5. THEY’RE CREATING CUSTOM ICE CREAM MENUS.

An ice cream nacho platter is shown
Chunky Dunks

While pre-packaged Popsicles and ice cream sandwiches remain perennial sellers, a number of trucks are mixing up business by offering one-of-a-kind treats. At the Chunky Dunks truck in Madison, Mississippi, owner Will Lamkin serves up Ice Cream Nachos, a signature dish that outsells anything made by Nestle. “It’s cinnamon sugar chips with your choice of ice cream,” he says. “You get whipped cream, too. And for the ‘cheese,’ it’s a caramel-chocolate sauce.” The nachos work because they’re “streetable,” Lamkin’s label for something people can carry while walking. “The next seven or eight people in line see it, and then everyone’s ordering it.”

6. THEY DON’T ALWAYS PLAY THE ICONIC JINGLE.

Before most people see an ice cream truck, they hear that familiar tinny tune. While some operators still rely on it for its familiarity, Malin and others prefer more modern tracks. “Normally we play ‘80s rock,” he says. “Or whatever we feel like playing that day. We rock it out.”

7. POP CULTURE CHARACTERS ARE SOME OF THEIR BEST SELLERS.

A Captain America ice cream treat
Doodlebop's

While adult customers tend to favor ice cream treats they remember from their youth, kids who don’t really recognize nostalgia tend to like items emblazoned with the likenesses and trademarks of licensed characters currently occupying their TV screens and local theaters. “Characters are the most popular with kids,” Byerly says. “SpongeBob, Minions, and Captain America.”

8. THEY KEEP DOG FOOD HANDY.

At Doodlebop’s, Byerly has a strategy for luring customers with pets: She keeps dog treats on hand. “The dog will sometimes get to us before the owner does,” she says. “If the dog comes up to the truck, he’ll get a Milkbone.” That often leads to a human companion purchasing a treat for themselves.

9. SOMETIMES RIVALS WILL CALL THE COPS.

Though there have been stories of rogue ice cream vendors aggressively competing for neighborhood space over the years, Malin says that he’s never experienced any kind of out-and-out turf war. Ice cream truck drivers tend to be a little more passive-aggressive than that. “I have a business permit for Fairfield, so that’s typically where I’m driving,” he says. “But sometimes I might go out of town for an event. Once, a driver pulled up to me and asked if I had a permit. I said ‘No, I’m just here for an hour,’ and he said, ‘OK, I’m calling the cops.’ They try and get the police to get you out [of town].” Fortunately, police typically don’t write up drivers for the infraction.

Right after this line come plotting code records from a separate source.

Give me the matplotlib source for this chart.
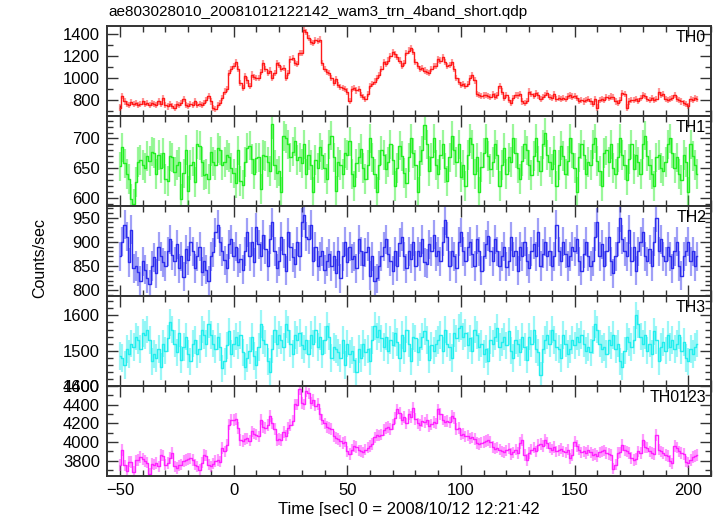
import numpy as np
import matplotlib
matplotlib.use('Agg')
import matplotlib.pyplot as plt
from matplotlib.ticker import MultipleLocator, FixedLocator

plt.rcParams['font.family'] = ['Liberation Sans', 'DejaVu Sans']

# time bins (1 s), start of the light curve
t_start = -50

th0 = [735, 840, 790, 770, 760, 785, 765, 780, 755, 770,
       790, 765, 775, 760, 780, 770, 755, 790, 770, 820,
       760, 745, 770, 750, 735, 765, 755, 775, 810, 760,
       750, 770, 760, 790, 755, 770, 760, 780, 800, 840,
       790, 730, 720, 760, 780, 820, 880, 900, 1050, 1080,
       1110, 1145, 1080, 960, 913, 1018, 980, 928, 1033, 1010,
       1000, 1005, 1060, 1137, 1080, 1050, 1070, 1000, 1050, 1137,
       1120, 1080, 1090, 1000, 1050, 1170, 1182, 1140, 1130, 1227,
       1230, 1436, 1420, 1360, 1330, 1316, 1346, 1340, 1350, 1137,
       1080, 1060, 1050, 1000, 960, 990, 940, 920, 913, 900,
       880, 795, 900, 910, 890, 900, 850, 830, 810, 860,
       930, 950, 970, 1000, 1030, 1080, 1150, 1130, 1160, 1200,
       1240, 1215, 1190, 1160, 1110, 1140, 1230, 1250, 1275, 1240,
       1150, 1110, 1080, 1090, 1070, 1060, 1050, 1080, 1110, 1110,
       1170, 1160, 1190, 1150, 1110, 1120, 1150, 1080, 1000, 970,
       940, 950, 930, 945, 1000, 1030, 980, 860, 850, 840,
       845, 850, 840, 830, 855, 835, 845, 930, 880, 820,
       850, 800, 780, 820, 850, 845, 855, 790, 780, 795,
       880, 860, 840, 870, 845, 810, 830, 850, 870, 830,
       825, 860, 815, 825, 810, 820, 815, 840, 845, 835,
       840, 820, 795, 800, 790, 800, 810, 790, 765, 810,
       735, 805, 810, 800, 830, 820, 835, 830, 790, 780,
       800, 870, 860, 735, 790, 805, 800, 810, 795, 820,
       850, 840, 815, 805, 820, 800, 810, 880, 850, 860,
       810, 800, 815, 825, 850, 810, 800, 790, 780, 770,
       750, 815, 805, 820, 810]

th1 = [653, 685, 658, 640, 632, 598, 590, 627, 660, 664,
       655, 650, 670, 662, 678, 676, 640, 672, 650, 675,
       632, 628, 670, 668, 644, 655, 660, 598, 641, 681,
       612, 655, 661, 627, 690, 688, 660, 638, 640, 632,
       678, 661, 655, 684, 680, 655, 660, 672, 668, 650,
       641, 625, 680, 628, 622, 660, 684, 688, 665, 640,
       667, 668, 615, 672, 670, 660, 645, 724, 655, 641,
       645, 610, 704, 700, 690, 668, 678, 695, 664, 668,
       658, 690, 640, 672, 655, 610, 664, 650, 685, 672,
       650, 632, 690, 705, 668, 612, 660, 655, 640, 676,
       672, 695, 640, 620, 658, 668, 682, 650, 632, 655,
       700, 668, 640, 610, 655, 680, 672, 648, 660, 690,
       664, 620, 650, 688, 670, 642, 625, 668, 700, 675,
       655, 610, 662, 680, 722, 690, 645, 668, 700, 655,
       640, 672, 690, 650, 628, 668, 705, 680, 660, 690,
       635, 655, 620, 672, 700, 690, 640, 668, 610, 652,
       676, 700, 670, 648, 660, 690, 672, 620, 655, 684,
       640, 668, 660, 700, 675, 650, 632, 662, 690, 680,
       655, 638, 670, 700, 662, 645, 690, 710, 672, 660,
       648, 680, 620, 655, 688, 670, 640, 662, 700, 675,
       650, 610, 668, 690, 672, 640, 660, 655, 690, 700,
       662, 645, 620, 675, 680, 660, 690, 650, 640, 668,
       700, 672, 655, 630, 665, 690, 648, 672, 660, 640,
       690, 705, 670, 655, 640, 620, 668, 672, 650, 645,
       660, 690, 700, 675, 650, 668, 640, 630, 672, 660,
       610, 690, 670, 655, 640]

th2 = [870, 900, 935, 910, 858, 925, 845, 850, 838, 820,
       860, 842, 825, 812, 850, 868, 835, 890, 870, 858,
       850, 880, 905, 872, 860, 895, 845, 870, 828, 885,
       862, 900, 880, 845, 870, 890, 838, 860, 842, 820,
       870, 878, 920, 935, 900, 880, 862, 845, 895, 905,
       870, 890, 858, 865, 842, 880, 920, 870, 900, 858,
       930, 895, 870, 915, 885, 850, 905, 940, 880, 845,
       860, 910, 875, 840, 920, 890, 868, 855, 900, 870,
       940, 955, 910, 905, 935, 860, 890, 850, 870, 880,
       842, 860, 875, 850, 870, 835, 880, 825, 870, 900,
       858, 890, 865, 870, 845, 905, 880, 852, 878, 890,
       830, 870, 820, 825, 850, 870, 890, 905, 875, 860,
       840, 880, 850, 898, 910, 870, 845, 880, 865, 900,
       850, 880, 870, 905, 858, 855, 895, 880, 915, 870,
       880, 860, 900, 945, 910, 850, 880, 870, 845, 900,
       920, 880, 860, 890, 900, 875, 850, 905, 880, 840,
       870, 895, 912, 880, 860, 905, 880, 850, 870, 890,
       848, 860, 910, 870, 880, 840, 890, 870, 900, 860,
       845, 880, 895, 870, 920, 850, 875, 900, 870, 880,
       850, 870, 935, 880, 860, 900, 875, 850, 870, 890,
       880, 905, 860, 840, 875, 900, 870, 850, 860, 910,
       940, 870, 895, 850, 880, 910, 860, 835, 870, 900,
       950, 905, 880, 870, 925, 860, 890, 840, 880, 900,
       920, 870, 860, 885, 850, 900, 950, 880, 905, 870,
       860, 890, 870, 845, 880, 900, 850, 830, 870, 880,
       900, 860, 880, 850, 870]

th3 = [1485, 1480, 1460, 1505, 1490, 1520, 1510, 1540, 1530, 1505,
       1550, 1545, 1560, 1530, 1470, 1490, 1480, 1505, 1455, 1520,
       1500, 1535, 1580, 1560, 1520, 1495, 1550, 1475, 1510, 1540,
       1490, 1470, 1520, 1530, 1490, 1505, 1560, 1545, 1520, 1575,
       1545, 1520, 1505, 1540, 1510, 1450, 1470, 1515, 1555, 1490,
       1520, 1540, 1515, 1545, 1495, 1455, 1480, 1500, 1540, 1485,
       1460, 1510, 1575, 1530, 1520, 1470, 1440, 1505, 1560, 1520,
       1545, 1530, 1510, 1575, 1560, 1520, 1490, 1545, 1530, 1550,
       1515, 1505, 1530, 1490, 1545, 1520, 1560, 1510, 1540, 1490,
       1530, 1570, 1540, 1480, 1510, 1505, 1495, 1480, 1530, 1460,
       1520, 1490, 1500, 1475, 1440, 1505, 1480, 1520, 1495, 1505,
       1470, 1530, 1570, 1540, 1560, 1535, 1510, 1540, 1500, 1530,
       1515, 1550, 1525, 1480, 1545, 1500, 1560, 1520, 1470, 1540,
       1535, 1495, 1510, 1540, 1555, 1530, 1475, 1515, 1500, 1520,
       1530, 1545, 1500, 1560, 1520, 1510, 1480, 1550, 1535, 1565,
       1570, 1540, 1550, 1515, 1535, 1500, 1560, 1545, 1510, 1520,
       1490, 1505, 1470, 1530, 1520, 1540, 1565, 1510, 1525, 1540,
       1515, 1555, 1500, 1480, 1530, 1520, 1495, 1540, 1510, 1475,
       1540, 1520, 1560, 1505, 1495, 1430, 1505, 1530, 1545, 1520,
       1560, 1530, 1510, 1505, 1480, 1545, 1520, 1490, 1505, 1530,
       1515, 1540, 1525, 1545, 1520, 1500, 1510, 1495, 1530, 1575,
       1560, 1520, 1505, 1510, 1490, 1530, 1515, 1545, 1505, 1520,
       1470, 1455, 1500, 1540, 1525, 1510, 1530, 1600, 1575, 1540,
       1520, 1545, 1500, 1520, 1490, 1555, 1530, 1470, 1510, 1525,
       1500, 1545, 1510, 1530, 1505, 1520, 1545, 1500, 1525, 1480,
       1470, 1505, 1490, 1510, 1520]

th0123 = [3753, 3916, 3750, 3690, 3790, 3785, 3680, 3805, 3810, 3843,
          3820, 3800, 3780, 3660, 3770, 3760, 3775, 3740, 3860, 3855,
          3760, 3775, 3830, 3880, 3740, 3720, 3750, 3760, 3800, 3810,
          3820, 3825, 3810, 3760, 3740, 3700, 3780, 3860, 3855, 3760,
          3740, 3770, 3800, 3810, 3790, 3934, 3900, 3970, 4187, 4240,
          4235, 4250, 4150, 4020, 4010, 4030, 4040, 4015, 4115, 4090,
          4080, 4060, 4241, 4160, 4150, 4180, 4277, 4200, 4140, 4024,
          4030, 4020, 4110, 4070, 4150, 4180, 4230, 4404, 4400, 4567,
          4420, 4404, 4549, 4520, 4420, 4450, 4390, 4410, 4300, 4241,
          4200, 4160, 4150, 4140, 4060, 4042, 4030, 4010, 3990, 4006,
          3900, 3870, 3920, 3960, 3950, 3910, 3905, 3890, 3920, 3940,
          3960, 3980, 4050, 4078, 4070, 4080, 4130, 4150, 4160, 4140,
          4190, 4260, 4350, 4310, 4240, 4270, 4200, 4296, 4270, 4368,
          4250, 4200, 4180, 4223, 4210, 4240, 4170, 4190, 4215, 4200,
          4350, 4300, 4240, 4220, 4225, 4210, 4277, 4260, 4140, 4150,
          4080, 4090, 4060, 4070, 4040, 4050, 4030, 3990, 3980, 3995,
          4000, 4010, 4020, 4000, 3950, 3930, 3940, 3920, 3900, 3890,
          3910, 3930, 3870, 3890, 3920, 3880, 3990, 4024, 3860, 3810,
          3880, 3920, 3940, 3900, 3970, 3980, 3960, 4024, 3990, 3940,
          3920, 3950, 3900, 3910, 3930, 3900, 3890, 3920, 3825, 3860,
          4006, 3960, 3920, 3890, 3900, 3880, 3910, 3890, 3860, 3870,
          3850, 3890, 3900, 3910, 3880, 3870, 3860, 3717, 3760, 3880,
          3890, 3970, 3910, 3900, 3880, 3830, 3810, 3820, 3900, 3880,
          4024, 3950, 3940, 3900, 3880, 3870, 4078, 3920, 3900, 3880,
          3860, 3850, 3800, 3771, 3960, 3940, 3900, 3880, 3870, 3790,
          3780, 3810, 3840, 3850, 3860]

# typical 1-sigma error per band (counts/sec)
errs = [28, 25, 30, 39, 62]

names = ['TH0', 'TH1', 'TH2', 'TH3', 'TH0123']
colors = ['#ff1a1a', '#22ee22', '#2e2eee', '#22eeee', '#ff22ff']
ylims = [(659, 1472), (586, 738), (788, 974), (1400, 1655), (3637, 4600)]
yticks = [[800, 1000, 1200, 1400], [600, 650, 700], [800, 850, 900, 950],
          [1400, 1500, 1600], [3800, 4000, 4200, 4400, 4600]]
yminor = [100, 10, 10, 20, 100]

series = [th0, th1, th2, th3, th0123]

fig = plt.figure(figsize=(7.17, 5.16), dpi=100)
left, width = 107 / 717, 604 / 717
top_px = 26
h_px = 90

axes = []
for i in range(5):
    y0 = 1 - (top_px + (i + 1) * h_px) / 516
    ax = fig.add_axes([left, y0, width, h_px / 516])
    axes.append(ax)
    y = np.array(series[i])
    t = np.arange(len(y)) + t_start
    ax.errorbar(t, y, yerr=errs[i], fmt='none', ecolor=colors[i],
                elinewidth=1.6, alpha=0.45)
    ax.step(t, y, where='mid', color=colors[i], lw=1.0)
    ax.set_xlim(-55.7, 210)
    ax.set_ylim(*ylims[i])
    ax.yaxis.set_major_locator(FixedLocator(yticks[i]))
    ax.yaxis.set_minor_locator(MultipleLocator(yminor[i]))
    ax.xaxis.set_major_locator(MultipleLocator(50))
    ax.xaxis.set_minor_locator(MultipleLocator(10))
    ax.tick_params(which='both', direction='in', top=True, right=True,
                   labelsize=12, color='#333333')
    ax.tick_params(which='major', length=8, width=1, pad=5)
    ax.tick_params(which='minor', length=4.5, width=1)
    for s in ax.spines.values():
        s.set_linewidth(1.4)
        s.set_color('#333333')
    ax.text(0.992, 0.96, names[i], transform=ax.transAxes, ha='right',
            va='top', fontsize=11.5)
    if i < 4:
        ax.tick_params(labelbottom=False)

axes[-1].set_xlabel('Time [sec] 0 = 2008/10/12 12:21:42', fontsize=12, labelpad=3)
fig.text(0.056, 1 - 258 / 516, 'Counts/sec', rotation=90, ha='center',
         va='center', fontsize=11.5)
fig.text(left + 0.002, 1 - 12 / 516, 'ae803028010_20081012122142_wam3_trn_4band_short.qdp',
         ha='left', va='center', fontsize=11)

fig.savefig('out.png', dpi=100)
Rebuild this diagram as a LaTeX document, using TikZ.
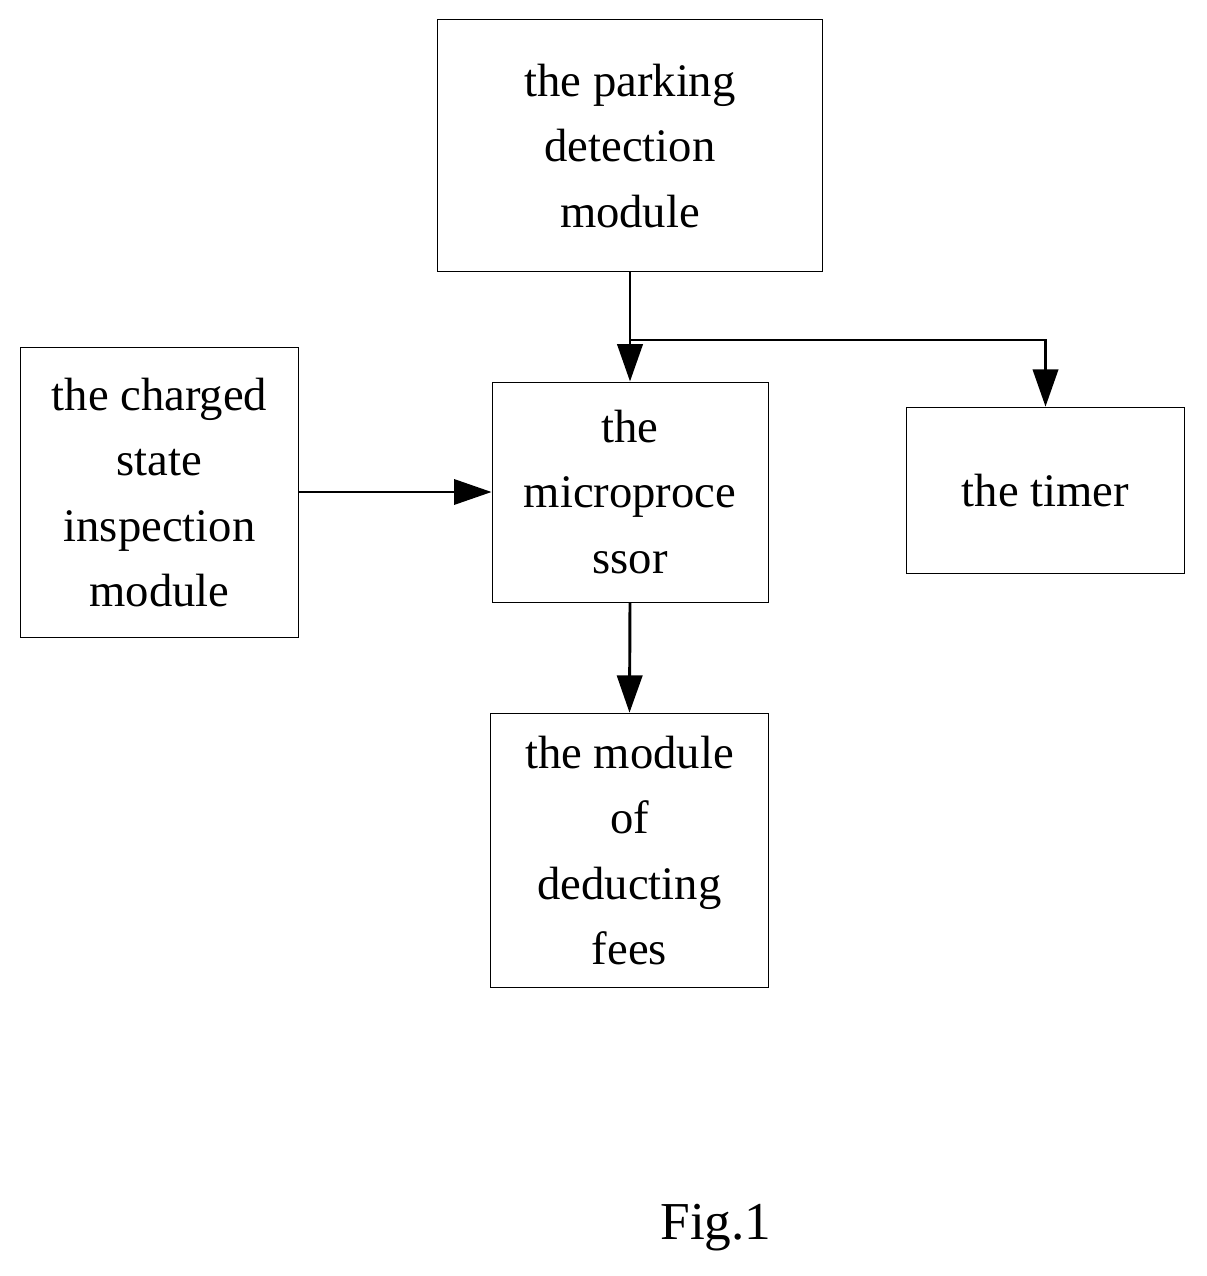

10. SOME LUCKY CUSTOMERS HAVE AN APP FOR HOME DELIVERY.

An ice cream truck driver.
George Rose/Getty Images

Technology has influenced everything, and ice cream trucks are no exception. Malin uses an app that allows customers to request that he make a special delivery. "People can request I pull up right outside their home," he says. If their parents are home, there’s one additional perk: "I accept credit cards."

This article originally ran in 2018.